Para concluir, es oportuno citar un pasaje del discurso de la ex presidenta pronunciado en la conmemoración del Día de la Soberanía Nacional en 2011:
“Yo luzco muy orgullosa esta insignia federal que me colgó recién un Colorado del Monte, con la figura del brigadier don Juan Manuel de Rosas y de su esposa doña Encarnación Ezcurra, esa gran mujer ocultada por la historia, verdadera inspiradora de la revolución de los restauradores, que permitió precisamente que el Movimiento Federal pudiera continuar. Pero bueno, a las mujeres siempre nos cuesta más aparecer, ahora cuando aparecemos hacemos historia como doña Encarnación”.

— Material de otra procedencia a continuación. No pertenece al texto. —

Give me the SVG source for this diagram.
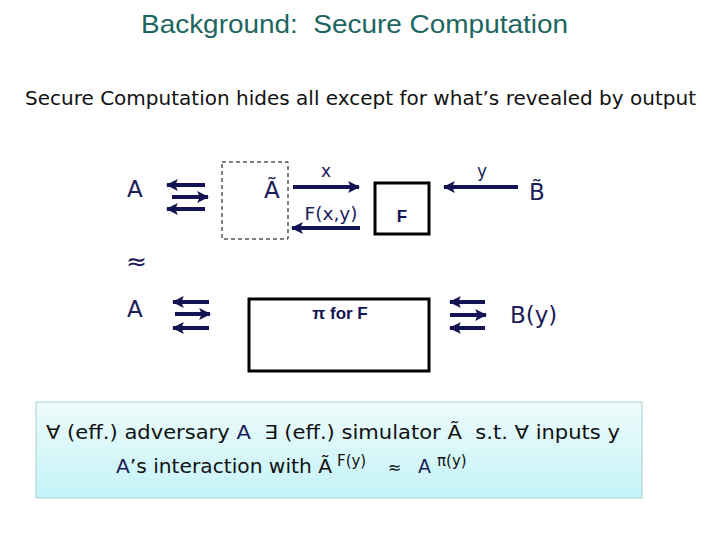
<svg xmlns="http://www.w3.org/2000/svg" width="720" height="540" viewBox="0 0 720 540">
<style>
.t{font-family:"DejaVu Sans","Liberation Sans",sans-serif;fill:#111}
.blue{fill:#1c1c5a}
.arr{stroke:#141454;stroke-width:4;fill:none}
.box{fill:none;stroke:#000;stroke-width:3}
.bold{font-family:"Liberation Sans",Arial,sans-serif;font-weight:bold;fill:#141454}
</style>
<defs>
<marker id="ah" viewBox="0 0 10 10" refX="9" refY="5" markerWidth="3" markerHeight="3" orient="auto" markerUnits="strokeWidth">
<path d="M0,0 L10,5 L0,10 L2,5 Z" fill="#141454"/>
</marker>
<linearGradient id="g" x1="0" y1="0" x2="0" y2="1">
<stop offset="0" stop-color="#eefbfb"/>
<stop offset="1" stop-color="#c4f3f7"/>
</linearGradient>
</defs>
<rect width="720" height="540" fill="#fff"/>
<g id="title">
<text x="141" y="33" font-family="Liberation Sans,Arial,sans-serif" font-size="25" fill="#1d6660" textLength="427" lengthAdjust="spacingAndGlyphs" xml:space="preserve">Background:  Secure Computation</text>
</g>
<g id="subtitle">
<text class="t" x="25" y="105" font-size="20" textLength="671" lengthAdjust="spacingAndGlyphs">Secure Computation hides all except for what’s revealed by output</text>
</g>
<g id="nodeA1"><text class="t blue" x="127" y="197" font-size="23">A</text></g>
<g id="simbox"><rect x="222" y="162" width="66" height="77" fill="none" stroke="#000" stroke-width="1" stroke-dasharray="4,3"/><text class="t blue" x="264" y="198" font-size="23">Ã</text></g>
<g id="F"><rect class="box" x="375" y="183" width="54" height="51"/><text class="bold" x="402" y="222" font-size="17" text-anchor="middle">F</text></g>
<g id="nodeB"><text class="t blue" x="529" y="200" font-size="23">B̃</text></g>
<g id="approx"><text class="t blue" x="126" y="270" font-size="25">≈</text></g>
<g id="nodeA2"><text class="t blue" x="127" y="317" font-size="23">A</text></g>
<g id="protocol"><rect class="box" x="249" y="299" width="180" height="72"/><text class="bold" x="340" y="319" font-size="17" text-anchor="middle">π for F</text></g>
<g id="nodeBy"><text class="t blue" x="510" y="323" font-size="23">B(y)</text></g>
<g id="connectors">
<line class="arr" x1="205" y1="185" x2="167" y2="185" marker-end="url(#ah)"/>
<line class="arr" x1="172" y1="197" x2="208" y2="197" marker-end="url(#ah)"/>
<line class="arr" x1="205" y1="209" x2="167" y2="209" marker-end="url(#ah)"/>
<line class="arr" x1="293" y1="187" x2="359" y2="187" marker-end="url(#ah)"/>
<line class="arr" x1="360" y1="228" x2="292" y2="228" marker-end="url(#ah)"/>
<line class="arr" x1="518" y1="187" x2="444" y2="187" marker-end="url(#ah)"/>
<line class="arr" x1="209" y1="302" x2="173" y2="302" marker-end="url(#ah)"/>
<line class="arr" x1="175" y1="314" x2="210" y2="314" marker-end="url(#ah)"/>
<line class="arr" x1="209" y1="328" x2="173" y2="328" marker-end="url(#ah)"/>
<line class="arr" x1="485" y1="302" x2="450" y2="302" marker-end="url(#ah)"/>
<line class="arr" x1="450" y1="315" x2="486" y2="315" marker-end="url(#ah)"/>
<line class="arr" x1="485" y1="328" x2="450" y2="328" marker-end="url(#ah)"/>
<text class="t blue" x="326" y="177" font-size="17" text-anchor="middle">x</text>
<text class="t blue" x="331" y="220" font-size="17" text-anchor="middle" textLength="53" lengthAdjust="spacingAndGlyphs">F(x,y)</text>
<text class="t blue" x="482" y="177" font-size="17" text-anchor="middle">y</text>
</g>
<g id="statement">
<rect x="36" y="402" width="606" height="96" fill="url(#g)" stroke="#a8d0d0" stroke-width="1"/>
<text class="t" x="46" y="439" font-size="19" fill="#222" textLength="574" lengthAdjust="spacingAndGlyphs" xml:space="preserve">∀ (eff.) adversary <tspan class="blue">A</tspan>  ∃ (eff.) simulator Ã  s.t. ∀ inputs y</text>
<text class="t" x="116" y="473" font-size="19" textLength="216" lengthAdjust="spacingAndGlyphs"><tspan class="blue">A</tspan>’s interaction with Ã</text>
<text class="t" x="337" y="466" font-size="15">F(y)</text>
<text class="t" x="388" y="473" font-size="16">≈</text>
<text class="t blue" x="418" y="473" font-size="19">A</text>
<text class="t" x="437" y="466" font-size="15">π(y)</text>
</g>
</svg>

El fragmento condensa varias cuestiones. Además de utilizar la polémica figura de Encarnación Ezcurra como emblema de una reivindicación de género, se destaca la positiva valoración que la ex presidenta hizo de la divisa punzó, símbolo de la excluyente identidad federal sobre la cual se montó el régimen unanismista del rosismo. Por otro lado, revela que las referencias a la historia, y en este caso al rosismo, no hablan tanto del pasado sino del presente. Con estas operaciones no se buscaba arribar al orden de la verdad sino a la efectividad política. La recurrente invocación a una “historia verdadera”, oculta y falsificada, apuntaba a crear ese efecto en un público que tampoco buscaba escuchar un discurso sobre “la Historia” sino sobre el presente. Es por ello que el pasado es aquí un recurso metafórico y no una interpretación historiográfica. Es una herramienta que permite hacer inteligible las disputas del presente y no las del pasado.